Beckford’s Tower & Museum

BECKFORD MUSEUM

The inclusion of William Beckford here may raise eyebrows. Music was one of the ruling passions of his privileged life and composition one of his leisure pursuits. He is best known as author of the ‘oriental novel Vathek, although he also published diaries of his European tours with numerous references to the musicians he met and heard. Born in London in 1760, he was the son of Alderman Beckford, who left him a vast legacy of sugar plantations in Jamaica as well as Fonthill Splendens, the family estate in Wiltshire. Beckford claimed to have had music lessons from Mozart in Frith Street, during the Mozarts visit in 1764-5; the family townhouse was in nearby Soho Square. According to Beckford, his father invited the Mozarts to Fonthill.

Beckford was a high tenor, said to have sung castrato arias in their original keys, and an accomplished harpsichordist, pianist and organist. He was passionate about Haydn and Mozart and opera and counted many famous singers among his acquaintances. His own compositions, mainly from the 1780s, include only one published work ; only a handful survive, including an ‘Arcadian Pastoral given privately in London in 1782.

Beckford’s Tower & Museum Photo Gallery



Architecture was another of his preoccupations. Unencumbered by financial restraints, he commissioned James Wyatt to design a Gothick ruin for Fonthill in 1790; the result was Fonthill Abbey. Beckford filled it with art treasures, mainly French, opportunely acquired in Paris in 1789. He eventually tired of his grandiose folly and in 1822 sold it; three years later the central tower collapsed, for the second and last time.

In 1822 Beckford moved to Bath, buying two intercommunicating houses, nos.19 and 20 Lansdown Crescent. He also bought land behind the Crescent, extending uphill for a mile. He rode up to the top each day and from the beginning intended to build a tower from which to contemplate the surrounding countryside. He commissioned Henry Goodridge to produce plans for a 120-foot tower, inspired by Italian and Greek models, with a belvedere and lantern at the top and a two-storey building at its base; by 1827 the exterior was completed. The ‘Belvidere’, with its 12 plate glass windows, is reached by a circular stone staircase of 154 steps, from which 53 wooden steps ascend through an octagonal lantern to the cast-iron cupola. Beckford thought it gave ‘the best prospect in Europe’.

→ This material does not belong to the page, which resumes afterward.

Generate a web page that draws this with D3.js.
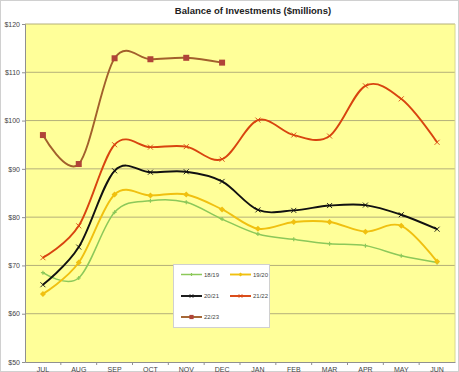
<!DOCTYPE html>
<html>
<head>
<meta charset="utf-8">
<script src="https://cdn.jsdelivr.net/npm/d3@7"></script>
<style>
  html, body { margin: 0; padding: 0; background: #fff; }
  svg { display: block; font-family: Arial, "Liberation Sans", sans-serif; }
</style>
</head>
<body>
<svg id="chart" width="459" height="372"></svg>
<script>
// Month categories (fiscal year July–June)
const months = ["JUL", "AUG", "SEP", "OCT", "NOV", "DEC", "JAN", "FEB", "MAR", "APR", "MAY", "JUN"];

// Balance of investments, $ millions, per fiscal year
const fy1819 = [68.5, 67.4, 81.0, 83.4, 83.1, 79.6, 76.5, 75.4, 74.5, 74.1, 72.0, 70.6];
const fy1920 = [64.1, 70.6, 84.7, 84.5, 84.7, 81.6, 77.6, 79.0, 79.0, 77.0, 78.2, 70.8];
const fy2021 = [66.0, 73.8, 89.6, 89.3, 89.4, 87.4, 81.5, 81.4, 82.4, 82.5, 80.5, 77.5];
const fy2122 = [71.6, 78.2, 95.0, 94.5, 94.6, 92.0, 100.1, 97.0, 96.8, 107.2, 104.5, 95.5];
const fy2223 = [97.0, 91.0, 112.9, 112.7, 113.0, 112.0];

const yTicks = [50, 60, 70, 80, 90, 100, 110, 120];

const series = [
  { name: "18/19", values: fy1819, color: "#8cc85a", marker: "plus",    width: 1.5 },
  { name: "19/20", values: fy1920, color: "#f0c010", marker: "diamond", width: 1.9 },
  { name: "20/21", values: fy2021, color: "#111111", marker: "x",       width: 1.9 },
  { name: "21/22", values: fy2122, color: "#d8440f", marker: "x",       width: 1.9 },
  { name: "22/23", values: fy2223, color: "#a2602c", marker: "square",  width: 1.9, markerColor: "#b04438" }
];

const svg = d3.select("#chart");
const W = 459, H = 372;
const plot = { left: 25, right: 455, top: 24, bottom: 362 };

// Chart area border
svg.append("rect")
  .attr("x", 0.5).attr("y", 0.5).attr("width", W - 1).attr("height", H - 1)
  .attr("fill", "#fff").attr("stroke", "#d0d0d0");

const x = d3.scaleBand().domain(months).range([plot.left, plot.right]).padding(0);
const y = d3.scaleLinear().domain([50, 120]).range([plot.bottom, plot.top]);
const cx = m => x(m) + x.bandwidth() / 2;

// Plot area background
svg.append("rect")
  .attr("x", plot.left).attr("y", plot.top)
  .attr("width", plot.right - plot.left).attr("height", plot.bottom - plot.top)
  .attr("fill", "#ffff99");

// Horizontal gridlines
svg.append("g").selectAll("line").data(yTicks.filter(t => t > 50)).join("line")
  .attr("x1", plot.left).attr("x2", plot.right)
  .attr("y1", d => y(d)).attr("y2", d => y(d))
  .attr("stroke", "#b4b07a").attr("stroke-width", 1);

// Right edge of plot area
svg.append("line")
  .attr("x1", plot.right).attr("x2", plot.right)
  .attr("y1", plot.top).attr("y2", plot.bottom)
  .attr("stroke", "#d8d890").attr("stroke-width", 1);

// Y axis
const yAxis = d3.axisLeft(y).tickValues(yTicks).tickSize(3).tickPadding(2)
  .tickFormat(d => "$" + d);
const gy = svg.append("g").attr("transform", `translate(${plot.left},0)`).call(yAxis);
gy.select(".domain").attr("stroke", "#909090");
gy.selectAll(".tick line").attr("stroke", "#909090");
gy.selectAll(".tick text").attr("font-size", 7).attr("fill", "#444");

// X axis
const xAxis = d3.axisBottom(x).tickSize(0).tickPadding(5);
const gx = svg.append("g").attr("transform", `translate(0,${plot.bottom})`).call(xAxis);
gx.select(".domain").attr("stroke", "#909090");
gx.selectAll(".tick text").attr("font-size", 7).attr("fill", "#444");
// Category separators
gx.append("g").selectAll("line").data(months.slice(1)).join("line")
  .attr("x1", d => x(d)).attr("x2", d => x(d))
  .attr("y1", 0).attr("y2", 3)
  .attr("stroke", "#909090");

// Title
svg.append("text")
  .attr("x", 253).attr("y", 14)
  .attr("text-anchor", "middle")
  .attr("font-size", 9.5).attr("font-weight", "bold").attr("fill", "#222")
  .text("Balance of Investments ($millions)");

// Smoothed lines
const line = d3.line()
  .x((d, i) => cx(months[i]))
  .y(d => y(d))
  .curve(d3.curveCardinal.tension(0));

function drawMarker(g, type, px, py, color, s) {
  if (type === "square") {
    g.append("rect").attr("x", px - s / 2).attr("y", py - s / 2)
      .attr("width", s).attr("height", s).attr("fill", color);
  } else if (type === "diamond") {
    g.append("path")
      .attr("d", `M${px},${py - s / 2}L${px + s / 2},${py}L${px},${py + s / 2}L${px - s / 2},${py}Z`)
      .attr("fill", color);
  } else if (type === "x") {
    const h = s / 2;
    g.append("path")
      .attr("d", `M${px - h},${py - h}L${px + h},${py + h}M${px - h},${py + h}L${px + h},${py - h}`)
      .attr("stroke", color).attr("stroke-width", 0.9);
  } else if (type === "plus") {
    const h = s / 2;
    g.append("path")
      .attr("d", `M${px - h},${py}L${px + h},${py}M${px},${py - h}L${px},${py + h}`)
      .attr("stroke", color).attr("stroke-width", 1.2);
  }
}

const markerSize = { square: 6, diamond: 6, x: 5, plus: 4 };

series.forEach(s => {
  const g = svg.append("g");
  g.append("path")
    .attr("d", line(s.values))
    .attr("fill", "none")
    .attr("stroke", s.color)
    .attr("stroke-width", s.width)
    .attr("stroke-linejoin", "round");
  s.values.forEach((v, i) => {
    drawMarker(g, s.marker, cx(months[i]), y(v), s.markerColor || s.color, markerSize[s.marker]);
  });
});

// Legend
const lg = svg.append("g");
lg.append("rect")
  .attr("x", 173.5).attr("y", 264.5).attr("width", 96).attr("height", 63)
  .attr("fill", "#fff").attr("stroke", "#d0d0d0");
const legendPos = [
  [181, 274.5], [230, 274.5],
  [181, 296], [230, 296],
  [181, 317]
];
series.forEach((s, i) => {
  const [lx, ly] = legendPos[i];
  lg.append("line")
    .attr("x1", lx).attr("x2", lx + 21).attr("y1", ly).attr("y2", ly)
    .attr("stroke", s.color).attr("stroke-width", s.width);
  drawMarker(lg, s.marker, lx + 10.5, ly, s.markerColor || s.color, markerSize[s.marker] * 0.7);
  lg.append("text")
    .attr("x", lx + 23).attr("y", ly + 2.2)
    .attr("font-size", 6).attr("fill", "#444")
    .text(s.name);
});
</script>
</body>
</html>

The building at the bottom was always more museum than dwelling. He filled the rooms with art including paintings by Titian, Raphael and Canaletto, drawings by Rubens and engravings by Rembrandt and Durer, and portions of his extensive library. The Scarlet Drawing Room on the ground floor provided a setting for his finest china. Beckford’s love of music continued undimmed: his collection of instruments in Lansdown Crescent included an upright grand piano and several string instruments, including a 1647 Stradivarius violin.

After Beckford’s death at the age of 83 in 1844, his daughter, the Duchess of Hamilton, sold the Tower to a publican for a beer garden, then bought it back. Beckford had intended to be buried there, but as it was unconsecrated he was buried in the Bath Abbey cemetery. After the Duchess gave the Tower and grounds to the local parish her father’s body was re-interred there and the stone piers and ornate iron railings surrounding his pink granite sarcophagus designed by Goodridge were installed. The Tower and grounds were consecrated in 1848 and the Scarlet Drawing Room became a funeral chapel. A fire in 1931 destroyed much of the original interiors and during World War II the Tower was requisitioned by the Home Guard as an observation post. In 1972 the ground and first floors were converted into a residence known as Beckford House. Today the Tower is owned by a trust and open to the public. The first floor and the Tower are now a museum. The former libraries are devoted to a display of Beckford’s early life at Fonthill, while the former Crimson Drawing Room contains displays of items associated with his time in Bath.

Beckford’s admirable collections have been dispersed, his writings and music largely forgotten. While nothing remains of the house in Soho Square or of Fonthill Abbey, a small plaque on 19 Lansdown Crescent recalls his residence there and the Tower and cemetery still celebrate his memory. There are no known musical associations with the Tower, and nothing in the current museum displays refers to Beckford as a composer. But the view from the Tower make a pilgrimage to this unlikely memorial to a forgotten musical amateur worth while.